Rafael Toral: “Space Quartet” (Clean Feed)
Foi Pedro Costa, o director executivo da Clean Feed, quem me deu as pistas para ouvir este disco como deve ser. Disse ele: «Ouve os solos como se fossem dois saxofones a tocar.» E, de facto, é esta a melhor abordagem à audição do Space Quartet, que apresenta uma formação muito original: uma secção rítmica jazzística, acústica e ultra sólida, com João Pais Filipe na bateria e Hugo Antunes no contrabaixo, e duas “coisas” por cima a solar, manipuladas por Rafael Toral e Ricardo Webbens. As ditas coisas são circuitos alterados (“circuit bending”) e sintetizadores, instrumentos nos quais Toral se vem especializando há vários anos. Os dois sons espaciais podem começar por ser ouvidos como saxofones, mas rapidamente se autonomizam e adquirem vida própria.
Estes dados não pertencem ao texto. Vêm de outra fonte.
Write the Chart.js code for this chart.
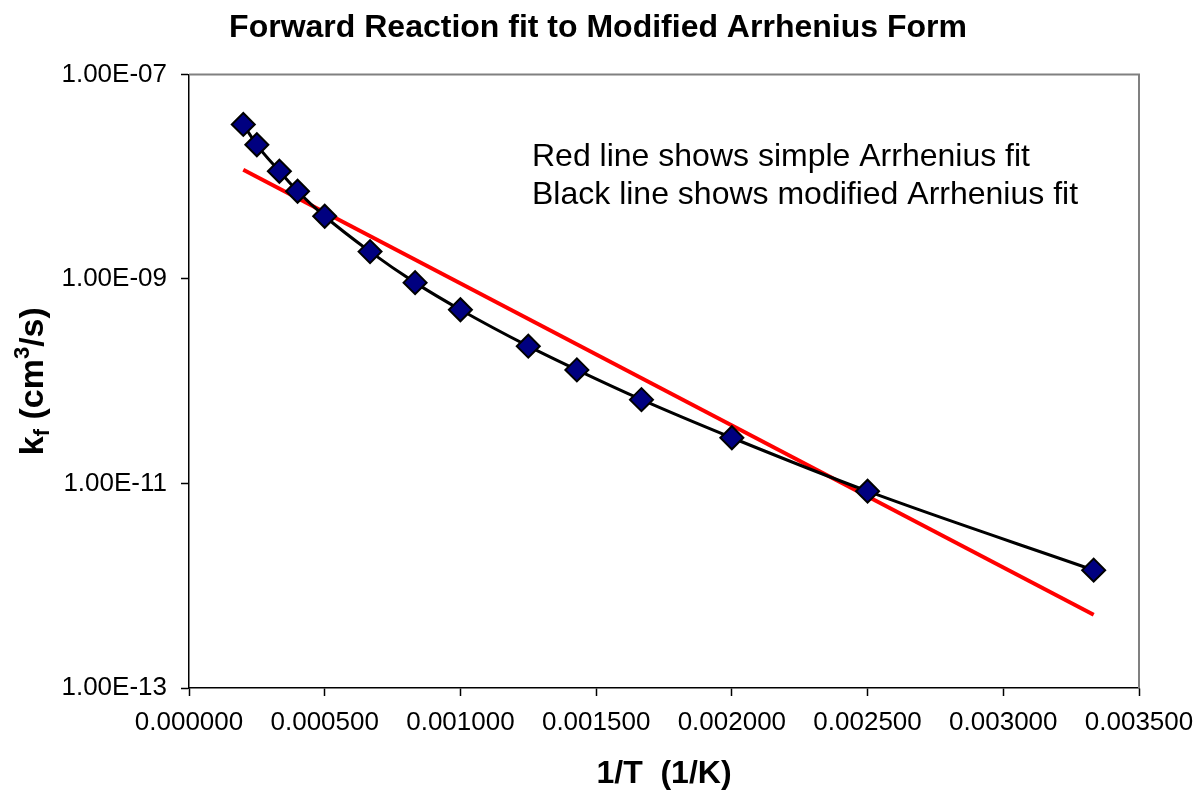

Os dois solistas tocam com interesse e energia, ora soando a computadores dos anos 1980 muito zangados, ao ZX Spectrum em “loading” de “software” ou a elementos sonoros de sondas perdidas nos confins dos quadrantes espaciais.
Para que a fórmula funcione e o disco se ouça com prazer é fundamental reconhecer o papel importantíssimo da bateria, brilhantemente tocada por João Pais Filipe. O percussionista tem se especializado na invenção e no fabrico de gongos e a matéria metálica está muito presente no modo como toca, mas também usa a bateria convencional com muita originalidade, soando a um clássico. É notável todo o seu trabalho, pois é ele que sustenta o disco e lhe dá coerência. Neste capítulo do sustento, é basilar também referir o contrabaixo de Hugo Antunes. Portugal tem a sorte de ter vários contrabaixistas excelentes e Antunes destaca-se por ter uma sólida formação técnica, que lhe permite navegar à vontade em esquemas rítmicos mais convencionais, sendo também interessante quanto toca livremente e improvisa. Sublime, o “walking bass” no final do segundo tema e o modo como ele se integra na batida techno com que Filipe o interrompe. Um grande disco que abre um caminho imprevisto para o jazz, no trilho aberto por Sun Ra.